### WORK INSTRUCTIONS
The line holding "const cagr = '10.5%';" is the last one to output; start at the first line of the data, keep every line in between exactly, and leave out pictures.

=== MATERIAL ===

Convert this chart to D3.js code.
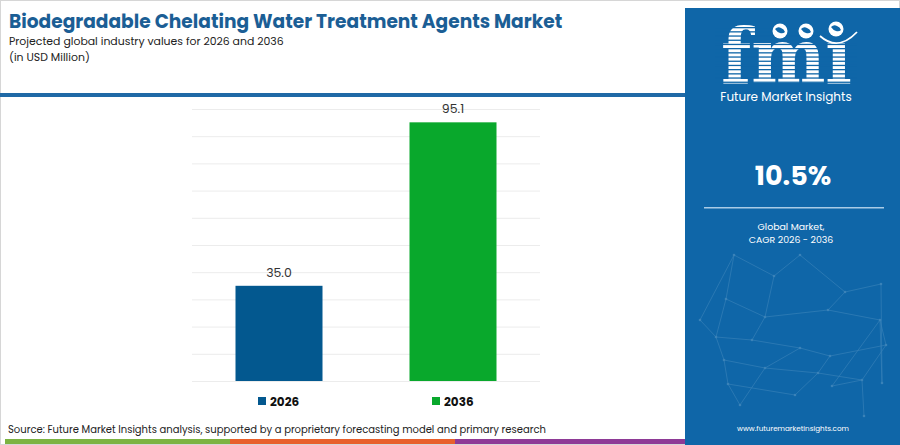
<!DOCTYPE html>
<html>
<head>
<meta charset="utf-8">
<script src="https://cdn.jsdelivr.net/npm/d3@7"></script>
<style>
  body { margin: 0; background: #fff; }
  svg { display: block; font-family: Poppins, Inter, "Open Sans", sans-serif; }
</style>
</head>
<body>
<div id="chart"></div>
<script>
// Chart data
const years = ['2026', '2036'];
const values = [35.0, 95.1];
const colors = ['#03588f', '#09a82c'];
const cagr = '10.5%';

const W = 900;
const H = 445;
const margin = { top: 109, right: 360, bottom: 64, left: 192 };
const width = W - margin.left - margin.right;
const height = H - margin.top - margin.bottom;

const svg = d3
  .select('#chart')
  .append('svg')
  .attr('width', W)
  .attr('height', H);

// Frame
svg.append('rect').attr('x', 0.5).attr('y', 0.5).attr('width', W - 1).attr('height', H - 1)
  .attr('fill', '#fff').attr('stroke', '#d6d6d6');

// Header
svg.append('text').attr('x', 9).attr('y', 28)
  .style('font-weight', 700).style('font-size', '18.6px').style('fill', '#1b5e95')
  .text('Biodegradable Chelating Water Treatment Agents Market');
svg.append('text').attr('x', 9).attr('y', 45)
  .style('font-size', '10.9px').style('fill', '#222')
  .text('Projected global industry values for 2026 and 2036');
svg.append('text').attr('x', 9).attr('y', 61)
  .style('font-size', '10.9px').style('fill', '#222')
  .text('(in USD Million)');

svg.append('rect').attr('x', 0).attr('y', 93).attr('width', 685).attr('height', 4).attr('fill', '#1f69a6');

// Scales
const x = d3.scaleBand().domain(years).range([0, width]).paddingInner(0.5).paddingOuter(0.25);
const y = d3.scaleLinear().domain([0, 100]).range([height, 0]);

const g = svg.append('g').attr('transform', `translate(${margin.left}, ${margin.top})`);

// Gridlines
g.append('g')
  .call(d3.axisLeft(y).tickValues(d3.range(0, 101, 10)).tickSize(-width).tickFormat(''))
  .call((s) => s.select('.domain').remove())
  .call((s) => s.selectAll('line').attr('stroke', '#ececec'));

// Bars
g.selectAll('.bar')
  .data(values)
  .enter()
  .append('rect')
  .attr('class', 'bar')
  .attr('x', (d, i) => x(years[i]))
  .attr('y', (d) => y(d))
  .attr('width', x.bandwidth())
  .attr('height', (d) => height - y(d))
  .attr('fill', (d, i) => colors[i]);

g.selectAll('.label')
  .data(values)
  .enter()
  .append('text')
  .attr('x', (d, i) => x(years[i]) + x.bandwidth() / 2)
  .attr('y', (d) => y(d) - 9)
  .attr('text-anchor', 'middle')
  .style('font-size', '12.5px')
  .style('fill', '#333')
  .text((d) => d.toFixed(1));

// Legend
const legend = g.append('g').attr('transform', `translate(0, ${height + 16})`);
years.forEach((yr, i) => {
  const lx = x(yr) + x.bandwidth() / 2 - 21;
  legend.append('rect').attr('x', lx).attr('y', 0).attr('width', 8).attr('height', 8).attr('fill', colors[i]);
  legend.append('text').attr('x', lx + 12).attr('y', 8.5)
    .style('font-size', '12px').style('font-weight', 700).style('fill', '#111')
    .text(yr);
});

// Source + bottom strip
svg.append('text').attr('x', 8).attr('y', 433)
  .style('font-size', '10px').style('fill', '#222')
  .text('Source: Future Market Insights analysis, supported by a proprietary forecasting model and primary research');
[['#7cb342', 5, 230], ['#e8602c', 230, 455], ['#8e3a96', 455, 685]].forEach(([c, a, b]) => {
  svg.append('rect').attr('x', a).attr('y', 439).attr('width', b - a).attr('height', 5).attr('fill', c);
});

// Right panel
const panel = svg.append('g');
const panelColor = '#0f66a8';
panel.append('rect').attr('x', 685).attr('y', 8).attr('width', 215).attr('height', H - 8).attr('fill', panelColor);

// network decoration
const net = [[734, 255], [800, 255], [774, 276], [845, 292], [881, 284], [726, 299], [765, 317], [828, 310], [880, 320],
  [716, 337], [752, 340], [800, 348], [830, 356], [886, 345], [724, 360], [765, 368], [818, 373], [862, 380],
  [728, 384], [740, 405], [795, 395], [832, 386], [864, 416], [882, 383], [700, 320]];
const links = [[0, 5], [0, 2], [1, 2], [1, 3], [3, 4], [2, 6], [5, 6], [6, 7], [7, 3], [7, 8], [5, 9], [9, 10], [10, 6],
  [10, 11], [11, 12], [12, 13], [8, 13], [9, 14], [14, 15], [15, 11], [15, 16], [16, 12], [16, 17], [17, 13], [14, 18],
  [18, 19], [19, 15], [18, 20], [20, 16], [21, 17], [21, 8], [22, 17], [23, 8], [24, 9], [24, 0], [4, 23]];
const netG = panel.append('g').attr('opacity', 0.2);
netG.selectAll('line').data(links).enter().append('line')
  .attr('x1', (d) => net[d[0]][0]).attr('y1', (d) => net[d[0]][1])
  .attr('x2', (d) => net[d[1]][0]).attr('y2', (d) => net[d[1]][1])
  .attr('stroke', '#cfe6f7').attr('stroke-width', 0.7);
netG.selectAll('circle').data(net).enter().append('circle')
  .attr('cx', (d) => d[0]).attr('cy', (d) => d[1]).attr('r', 1.3).attr('fill', '#e6f2fb');

// fmi logo
panel.append('text').attr('x', 721).attr('y', 83)
  .style('font-family', '"DejaVu Serif", serif').style('font-weight', 700).style('font-size', '76px')
  .attr('textLength', 131).attr('lengthAdjust', 'spacingAndGlyphs')
  .style('fill', '#fff').text('fmi');
// stripes across the letters
d3.range(27, 84, 4.2).forEach((yy) => {
  panel.append('rect').attr('x', 715).attr('y', yy).attr('width', 142).attr('height', 1.3).attr('fill', panelColor);
});
// cover the i dot, draw globes
panel.append('rect').attr('x', 822).attr('y', 14).attr('width', 36).attr('height', 28).attr('fill', panelColor);
[[780, 31], [806, 31], [836, 29]].forEach(([cx, cy]) => {
  panel.append('circle').attr('cx', cx).attr('cy', cy).attr('r', 7.5).attr('fill', '#fff');
  panel.append('path')
    .attr('d', `M${cx - 5},${cy - 2} q3,-3 6,-1 q3,1 4,4 q-2,2 -5,1 q-3,-1 -5,-4z`)
    .attr('fill', panelColor);
});
panel.append('path').attr('d', 'M820,36 Q838,52 857,32').attr('fill', 'none').attr('stroke', '#fff').attr('stroke-width', 1.8);

panel.append('text').attr('x', 786).attr('y', 101).attr('text-anchor', 'middle')
  .style('font-size', '12px').style('fill', '#fff')
  .text('Future Market Insights');

panel.append('text').attr('x', 793).attr('y', 185).attr('text-anchor', 'middle')
  .style('font-size', '27px').style('font-weight', 700).style('fill', '#fff')
  .text(cagr);
panel.append('rect').attr('x', 704).attr('y', 207).attr('width', 180).attr('height', 1.5).attr('fill', '#a9cbe6');
panel.append('text').attr('x', 791).attr('y', 230).attr('text-anchor', 'middle')
  .style('font-size', '9.4px').style('fill', '#fff').text('Global Market,');
panel.append('text').attr('x', 791).attr('y', 243).attr('text-anchor', 'middle')
  .style('font-size', '9.4px').style('fill', '#fff').text('CAGR 2026 - 2036');
panel.append('text').attr('x', 793).attr('y', 431).attr('text-anchor', 'middle')
  .style('font-size', '7.2px').style('fill', '#fff').text('www.futuremarketinsights.com');
</script>
</body>
</html>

===

### EXERCISE OUTPUT
Convert this chart to D3.js code.
<!DOCTYPE html>
<html>
<head>
<meta charset="utf-8">
<script src="https://cdn.jsdelivr.net/npm/d3@7"></script>
<style>
  body { margin: 0; background: #fff; }
  svg { display: block; font-family: Poppins, Inter, "Open Sans", sans-serif; }
</style>
</head>
<body>
<div id="chart"></div>
<script>
// Chart data
const years = ['2026', '2036'];
const values = [35.0, 95.1];
const colors = ['#03588f', '#09a82c'];
const cagr = '10.5%';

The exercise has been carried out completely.